# Limit of Impossibility

## 12 December 2013

This is a really cool trick I only recently learned. Evaluating limits has useful applications, and this little trick allows the evaluation of limits which, on the surface, seem impossible. Consider

$\lim_{x\to 0}\frac{2\cos 2x-2+4x^2}{2x^4}.$

The denominator poses a problem, as $\lim_{x\to 0}2x^4 = 0$, therefore the entire limit is of the form $\frac{-2}{0}$, which suffice it to say is not acceptable. It isn’t one of the forms to which L’Hôpital’s rule1 applies.

We expect the limit to be evaluable, however, by inspecting the graph.

However, there is another way to evaluate this limit, though it involves making it appear very complex. By expanding $\cos 2x$ using the Maclaurin series for $\cos x$, the limit can be expanded.

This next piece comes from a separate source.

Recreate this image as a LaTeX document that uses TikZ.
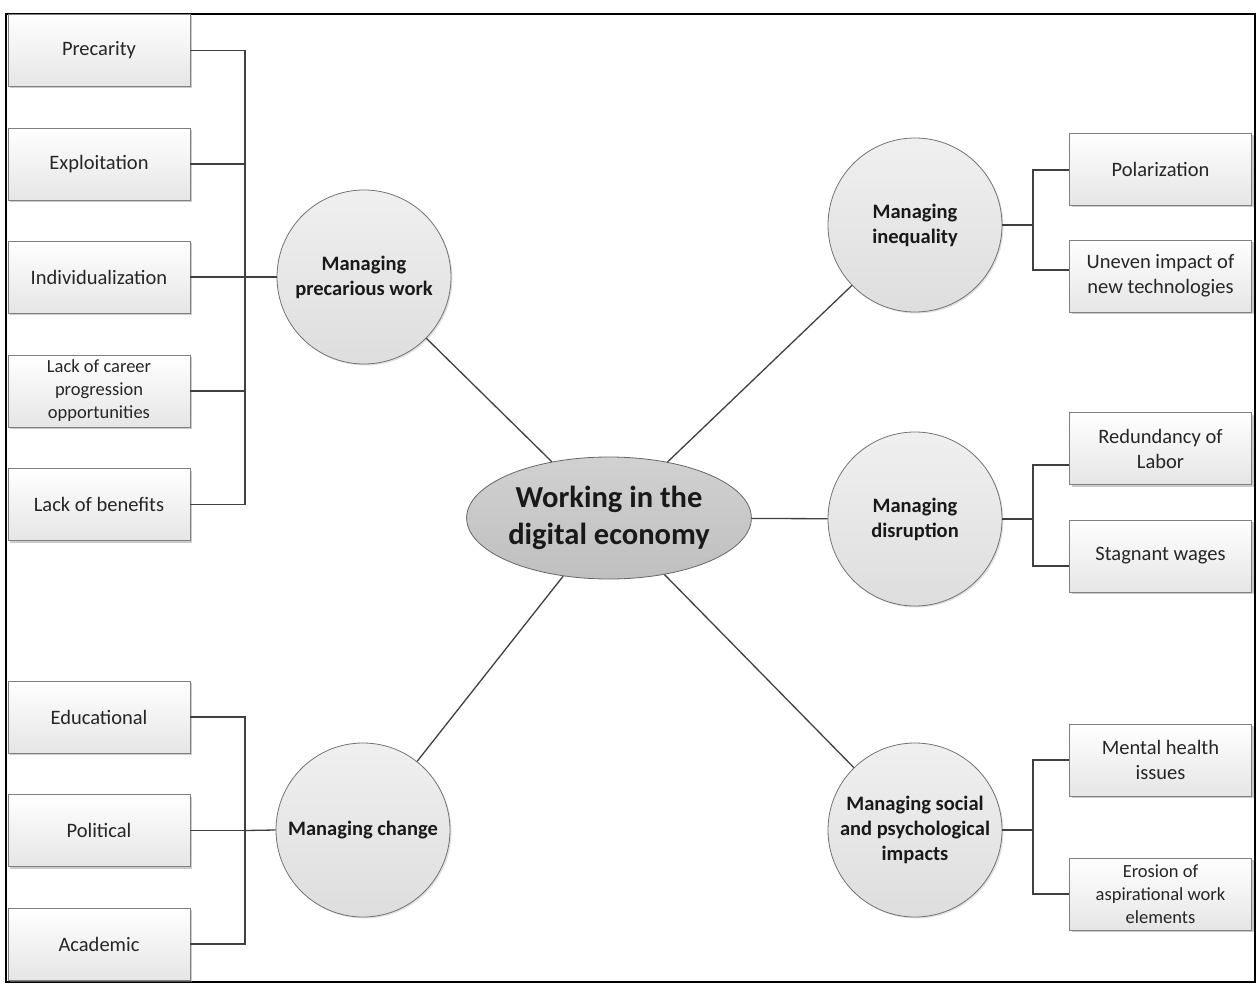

$\begin{array}{rl} & \lim_{x\to 0}\frac{ 2\sum_{k=0}^{\infty}\frac{(-1)^k(2x)^{2k}}{(2k)!}-2+4x^2 }{2x^4} \\ =& \lim_{x\to 0}\frac{ 4x^2-2+ 2\left[ 1- \frac{(2x)^2}{2!}+ \frac{(2x)^4}{4!}- \frac{(2x)^6}{6!}+ \cdots \right]}{2x^4} \\ =& \lim_{x\to 0}\frac{ 4x^2 -2+ 2- \frac{2(2x)^2}{2!}+ \frac{2(2x)^4}{4!}- \frac{2(2x)^6}{6!}+ \cdots }{2x^4} \\ =& \lim_{x\to 0}\frac{ \frac{2(2x)^4}{4!}- \frac{2(2x)^6}{6!}+ \cdots }{2x^4} \\ =& \lim_{x\to 0}\frac{ 2x^4\cdot\left[ \frac{2^4}{4!}- \frac{2^6x^2}{6!}+ \frac{2^8x^4}{8!}- \cdots \right]}{2x^4} \\ =& \frac{16}{24}=\frac{2}{3} \\ \end{array}$

The remaining terms from the Maclaurin series are eliminated because they tend to zero when the limit is evaluated, which leaves us with the expected value of $\frac{2}{3}$. That is unqualifiedly cool.

This is a solution for §9.4 Exercise #9 from Calculus: Early Transcendentals.